3. His Dark Materials Trilogy - Okay, so I cheated by adding three books, but The Golden Compass, The Subtle Knife, and The Amber Spyglass were just really fun to read. I loved that the first book was set in a cold climate. I know that there is the Milton connection, but much of it also had a bit of Jonathan Swift, especially the weird animals in the last book.

2. Madame Bovary - Really funny and ironic and sad. It's a classic for a good reason, I think. I should read more French Literature, maybe. Every time I do, I love the humor.

1. Cold Mountain - I know! I can't believe it either! It was one of those really guilty reads, like "I'm going to read something really trashy because I just graduated and I can. Here's something...why do I even own this?" Maybe it was just because I was being naughty by reading it, but I was fully engrossed and I enjoyed every minute of it. Often, 100 pages from the end I just want the book to be over, but I didn't want this to end. I really liked it. I can't help it. I could see reading this again, and I guess that's how it ended up here.



Bottom 5 Books in 2007:

5. Everything is Illuminated - It's not that I hated this book and I might be the only person I know who wasn't impressed by it, but I just thought it was a bunch of craft work and style with not much heart. I just kept thinking that the whole thing was a big fat gimmick.

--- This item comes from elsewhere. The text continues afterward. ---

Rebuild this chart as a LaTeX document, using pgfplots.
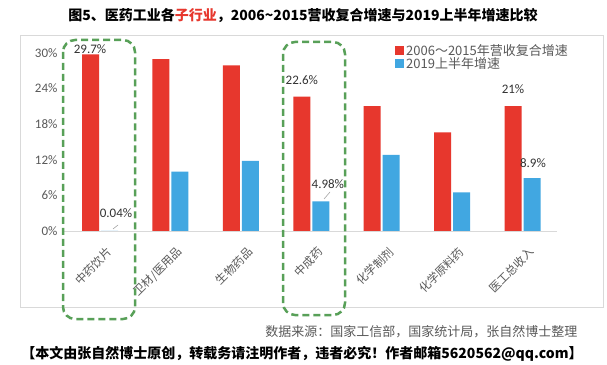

I wanted to like it, but I just didn't.

4. Little Children - I feel bad because I really like Tom Perrotta and I like his other stuff, but I just felt like this was a kind of poorly-written, made for Hollywood, rant about living in an upscale Boston suburb. We know, it can suck. Just move away and start writing about things people might care about.

3. Nectar in a Sieve - Not worth it. Read The Good Earth instead, which is barely worth it.

2. The Scandalous Summer of Sissy Leblanc - I knew it would be bad going in, but I felt like I had to read it because this was the book that Aaron read to see what Chick Lit was all about. Sadly, we both learned that it's about not much.

1. Watership Down - I'd been wanting to read this book for 12 years and I'd never gotten around to it. I can finally say that the award for Biggest Let-Down in 2007 goes to Watership Down because it sucked. It was Jonathan Livingston Seagull all over again. The rabbits weren't even cute, they were creepy. It took all the fun out of anthropomorphizing little animals. What a waste of time.

So there you have it. I have set new goals for my reading life in 2008, but like last year, I don't want to say them until I know I can do them.